Watson Cogen is close to the Pacific Ocean so it tends to be cooler and more humid than inland Southern California. Hot summer day conditions are given as 92°F dry bulb, 68°F wet bulb. It is possible to get about 23°F of evaporative cooling on a typical hot day.

Ingistov uses fog aggressively to achieve the greatest output. Since 2010, he has been operating all the fog nozzles whenever the ambient temperature is above 50 °F (nearly 24-hours a day, year-round). During cool and humid days and nights, most of the fog spray fails to evaporate in the inlet air duct and enters the compressor. On warm, dry days, most of the fog evaporates before entering the compressor, so most of the power boost is due to evaporative cooling. Evaporative cooling gives about twice the power boost of wet compression per mass-unit of spray.

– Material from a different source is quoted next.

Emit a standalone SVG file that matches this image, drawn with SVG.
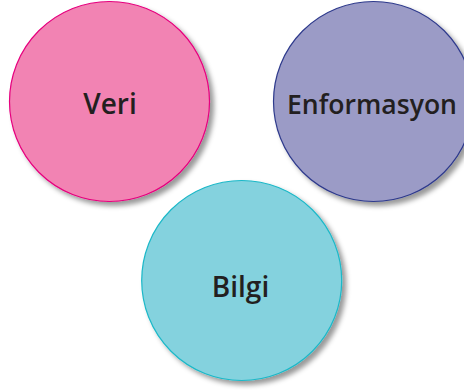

Ingistov conducted a controlled experiment to compare media-type evaporative cooling with fogging. The evaporative cooler was removed from Unit 4 and replaced by a fogging array with a flow rate of 30 gpm. Performance measurements over several months demonstrated that for the vast majority of days, Unit 4 with only fogging outperformed the other units which had the evaporative coolers and the original 16 gpm fogging arrays. Under certain conditions, the evaporative coolers added almost no power. With the new system, when it is cool and the relative humidity is high, the evaporative cooler gives almost no power boost, while fog continues to boost performance through wet compression.

Taking into consideration the water consumption and the test results showing fog to offer a greater long-term performance boost, a decision was made to remove the rest of the evap coolers and replace them with fog nozzle arrays.

The facility has ran only the 30 gpm MeeFog systems for fogging and wet compression for nearly a decade. According to Ingistov, “during 20 years of operation, the MeeFog wet compression system has not caused blade erosion.”